Clinton Asked About 'Innocence of Muslims' During Benghazi Hearing
Rep. Dana Rohrabacher alluded to the anti-Islam work, asking why "the filmmaker" was the only one in custody after last year's terrorist attacks.
Secretary of State Hillary Clinton faced Republican critics Monday as she testified before Congress about her department's response to last year’s terror attacks on the U.S. embassy in Benghazi.
Among the more interesting digs hurled at the outgoing secretary of state came from Rep. Dana Rohrabacher, who pointed out no arrests have been made in connection with the attacks – save for “the filmmaker” – an allusion to the man behind the anti-Islam film Innocence of Muslims.
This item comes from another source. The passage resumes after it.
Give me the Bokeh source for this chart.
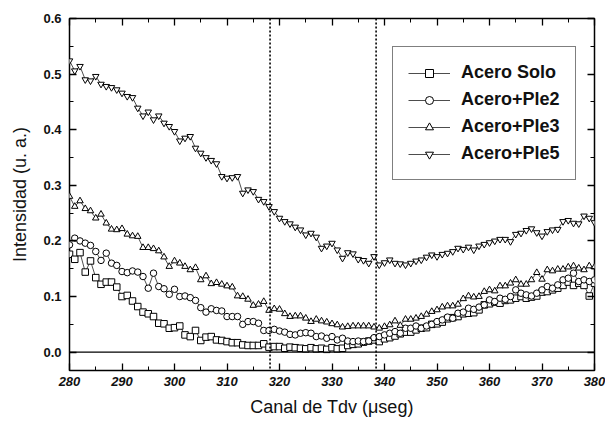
from bokeh.plotting import figure
from bokeh.models import (LinearAxis, Range1d, Span, Legend, LegendItem,
                          FixedTicker, NumeralTickFormatter)
from bokeh.embed import file_html
from bokeh.resources import INLINE

canal = list(range(280, 381))

acero_solo = [
    0.176, 0.167, 0.179, 0.144, 0.164, 0.134, 0.122, 0.126, 0.126, 0.117,
    0.100, 0.102, 0.092, 0.082, 0.072, 0.069, 0.064, 0.052, 0.051, 0.043,
    0.044, 0.047, 0.031, 0.028, 0.039, 0.021, 0.027, 0.028, 0.022, 0.021,
    0.019, 0.017, 0.017, 0.013, 0.012, 0.012, 0.012, 0.015, 0.009, 0.010,
    0.010, 0.007, 0.009, 0.008, 0.007, 0.006, 0.008, 0.006, 0.007, 0.005,
    0.008, 0.006, 0.007, 0.012, 0.014, 0.015, 0.018, 0.020, 0.022, 0.019,
    0.024, 0.026, 0.029, 0.033, 0.036, 0.036, 0.040, 0.043, 0.044, 0.050,
    0.051, 0.054, 0.060, 0.062, 0.064, 0.069, 0.070, 0.071, 0.076, 0.085,
    0.087, 0.090, 0.088, 0.093, 0.094, 0.097, 0.100, 0.097, 0.099, 0.101,
    0.108, 0.109, 0.112, 0.115, 0.120, 0.126, 0.120, 0.124, 0.120, 0.101, 0.124]

acero_pie2 = [
    0.193, 0.205, 0.200, 0.196, 0.192, 0.181, 0.165, 0.178, 0.160, 0.156,
    0.145, 0.143, 0.146, 0.144, 0.136, 0.115, 0.142, 0.118, 0.114, 0.104,
    0.113, 0.100, 0.101, 0.098, 0.093, 0.080, 0.072, 0.078, 0.075, 0.074,
    0.064, 0.064, 0.064, 0.050, 0.055, 0.055, 0.052, 0.039, 0.039, 0.041,
    0.038, 0.036, 0.032, 0.031, 0.034, 0.035, 0.034, 0.028, 0.029, 0.025,
    0.028, 0.022, 0.025, 0.020, 0.019, 0.020, 0.019, 0.020, 0.026, 0.028,
    0.031, 0.034, 0.037, 0.034, 0.043, 0.043, 0.047, 0.043, 0.047, 0.050,
    0.055, 0.058, 0.063, 0.061, 0.070, 0.072, 0.079, 0.077, 0.081, 0.085,
    0.094, 0.091, 0.097, 0.095, 0.100, 0.112, 0.106, 0.103, 0.101, 0.106,
    0.112, 0.118, 0.115, 0.121, 0.130, 0.133, 0.142, 0.127, 0.130, 0.127, 0.130]

acero_pie3 = [
    0.280, 0.262, 0.272, 0.258, 0.254, 0.241, 0.248, 0.232, 0.221, 0.220,
    0.222, 0.212, 0.209, 0.208, 0.188, 0.188, 0.186, 0.182, 0.171, 0.154,
    0.164, 0.160, 0.154, 0.148, 0.152, 0.130, 0.137, 0.123, 0.125, 0.122,
    0.119, 0.117, 0.101, 0.100, 0.095, 0.084, 0.086, 0.091, 0.075, 0.078,
    0.077, 0.069, 0.064, 0.065, 0.065, 0.061, 0.055, 0.059, 0.056, 0.054,
    0.051, 0.049, 0.045, 0.046, 0.047, 0.047, 0.047, 0.047, 0.045, 0.043,
    0.046, 0.049, 0.056, 0.048, 0.059, 0.059, 0.061, 0.064, 0.068, 0.073,
    0.076, 0.081, 0.083, 0.083, 0.086, 0.096, 0.101, 0.099, 0.100, 0.109,
    0.112, 0.110, 0.119, 0.119, 0.124, 0.130, 0.122, 0.122, 0.130, 0.143,
    0.131, 0.148, 0.146, 0.149, 0.149, 0.153, 0.155, 0.151, 0.148, 0.155, 0.153]

acero_pie5 = [
    0.524, 0.506, 0.514, 0.490, 0.488, 0.496, 0.482, 0.478, 0.476, 0.472,
    0.466, 0.460, 0.458, 0.439, 0.425, 0.432, 0.418, 0.425, 0.412, 0.406,
    0.397, 0.380, 0.385, 0.388, 0.367, 0.358, 0.350, 0.345, 0.339, 0.316,
    0.313, 0.314, 0.316, 0.286, 0.292, 0.289, 0.275, 0.271, 0.262, 0.253,
    0.241, 0.235, 0.231, 0.225, 0.220, 0.211, 0.214, 0.207, 0.187, 0.191,
    0.196, 0.184, 0.169, 0.179, 0.177, 0.167, 0.165, 0.160, 0.172, 0.157,
    0.161, 0.166, 0.160, 0.159, 0.157, 0.160, 0.164, 0.166, 0.171, 0.175,
    0.172, 0.176, 0.178, 0.181, 0.187, 0.185, 0.189, 0.184, 0.191, 0.194,
    0.197, 0.200, 0.203, 0.203, 0.199, 0.212, 0.214, 0.219, 0.222, 0.215,
    0.209, 0.217, 0.220, 0.221, 0.235, 0.237, 0.232, 0.231, 0.245, 0.241, 0.233]

series_labels = ["Acero Solo", "Acero+Ple2", "Acero+Ple3", "Acero+Ple5"]
series_markers = ["square", "circle", "triangle", "inverted_triangle"]
series_values = [acero_solo, acero_pie2, acero_pie3, acero_pie5]

vertical_marks = [318.2, 338.4]
x_ticks = [280, 290, 300, 310, 320, 330, 340, 350, 360, 370, 380]
x_minor = [285, 295, 305, 315, 325, 335, 345, 355, 365, 375]
y_ticks = [0.0, 0.1, 0.2, 0.3, 0.4, 0.5, 0.6]
y_minor = [-0.05, 0.05, 0.15, 0.25, 0.35, 0.45, 0.55]

FONT = "Liberation Sans"

p = figure(width=605, height=422, output_backend="svg", toolbar_location=None,
           x_range=Range1d(280, 380), y_range=Range1d(-0.033, 0.6),
           min_border_left=69, min_border_right=11, min_border_top=18,
           min_border_bottom=52, x_axis_type=None, y_axis_type=None)
p.xgrid.visible = False
p.ygrid.visible = False
p.outline_line_color = "black"
p.outline_line_width = 1.5
p.background_fill_color = "white"
p.border_fill_color = "white"


def style_axis(ax, show_labels):
    ax.axis_line_color = None
    ax.major_tick_in = 7
    ax.major_tick_out = 0
    ax.minor_tick_in = 4
    ax.minor_tick_out = 0
    ax.major_tick_line_width = 1.3
    ax.minor_tick_line_width = 1.0
    ax.major_tick_line_color = "black"
    ax.minor_tick_line_color = "black"
    ax.major_label_text_color = "#111111"
    if not show_labels:
        ax.major_label_text_color = None
        ax.major_label_text_font_size = "1px"
        ax.major_label_standoff = 0


xb = LinearAxis(ticker=FixedTicker(ticks=x_ticks, minor_ticks=x_minor))
style_axis(xb, True)
xb.axis_label = "Canal de Tdv (\u03bcseg)"
xb.axis_label_text_font = FONT
xb.axis_label_text_font_size = "18px"
xb.axis_label_text_font_style = "normal"
xb.axis_label_text_color = "#111111"
xb.axis_label_standoff = 8
xb.major_label_text_font = FONT
xb.major_label_text_font_size = "13px"
xb.major_label_text_font_style = "bold italic"
xb.major_label_standoff = 6
p.add_layout(xb, "below")

yl = LinearAxis(ticker=FixedTicker(ticks=y_ticks, minor_ticks=y_minor),
                formatter=NumeralTickFormatter(format="0.0"))
style_axis(yl, True)
yl.axis_label = "Intensidad (u. a.)"
yl.axis_label_text_font = FONT
yl.axis_label_text_font_size = "18px"
yl.axis_label_text_font_style = "normal"
yl.axis_label_text_color = "#111111"
yl.axis_label_standoff = 10
yl.major_label_text_font = FONT
yl.major_label_text_font_size = "13px"
yl.major_label_text_font_style = "bold"
yl.major_label_standoff = 8
p.add_layout(yl, "left")

xt = LinearAxis(ticker=FixedTicker(ticks=x_ticks, minor_ticks=x_minor))
style_axis(xt, False)
p.add_layout(xt, "above")

yr = LinearAxis(ticker=FixedTicker(ticks=y_ticks, minor_ticks=y_minor))
style_axis(yr, False)
p.add_layout(yr, "right")

p.add_layout(Span(location=0.0, dimension="width", line_color="black",
                  line_width=1.3))
for vx in vertical_marks:
    p.add_layout(Span(location=vx, dimension="height", line_color="black",
                      line_width=1.6, line_dash="2 2"))

items = []
for lab, mk, vals in zip(series_labels, series_markers, series_values):
    ln = p.line(canal, vals, line_color="black", line_width=0.7)
    sc = p.scatter(canal, vals, marker=mk, size=6.5, fill_color="white",
                   line_color="black", line_width=1.0)
    items.append(LegendItem(label=lab, renderers=[ln, sc]))

legend = Legend(items=items, location=(323, 190))
legend.border_line_color = "black"
legend.border_line_width = 1.2
legend.background_fill_color = "white"
legend.label_text_font = FONT
legend.label_text_font_size = "18px"
legend.label_text_font_style = "bold"
legend.label_text_color = "#111111"
legend.glyph_width = 42
legend.glyph_height = 20
legend.label_height = 20
legend.spacing = 6
legend.padding = 15
legend.margin = 0
legend.label_standoff = 11
p.add_layout(legend, "center")

open("out.html", "w").write(file_html(p, INLINE))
“Over and over again, it was repeated that we had enraged the Islamic terrorists,” Rohrabacher said of the attack’s aftermath. “When you say that we enraged the Islamic terrorists, that means we’re at fault. They’re not at fault. And then to look and see the only people I know that are in jail right now is the filmmaker. Isn’t this a little disconcerting?”
Clinton responded by saying she wanted to be clear that it was a terrorist question.
“There are still, however, questions about exactly what caused it, who the attackers were," she said.
In the week following the Sept. 11, 2012 attack, officials -- including White House Press Secretary Jay Carney and U.S. Ambassador to the U.N. Susan Rice -- suggested a 14-minute online video of Innocence of Muslims sparked a protest that resulted in the deaths of four Americans, among them U.S. Ambassador J. Christopher Stevens.
Republicans accused the Obama administration of failing to immediately label the incident a “terrorist attack,” and Rohrabacher’s questioning of Clinton on Monday suggested he thought the film had been used as a distraction by the administration.
The man behind Innocence of Muslims, Mark Basseley Youssef, was arrested in California several weeks after the attacks for violating his parole. He had been convicted of bank fraud in 2010 and in November of last year was sentenced to one year in prison for reasons unrelated to the film.
Youssef has touted Muslims as a two-hour epic painting Muhammad and Islam in bad light, but a full-length film has yet to materialize. According to the film’s actors, they were not told Muslims was designed to insult Islam. They said some their lines were dubbed over with offensive dialogue.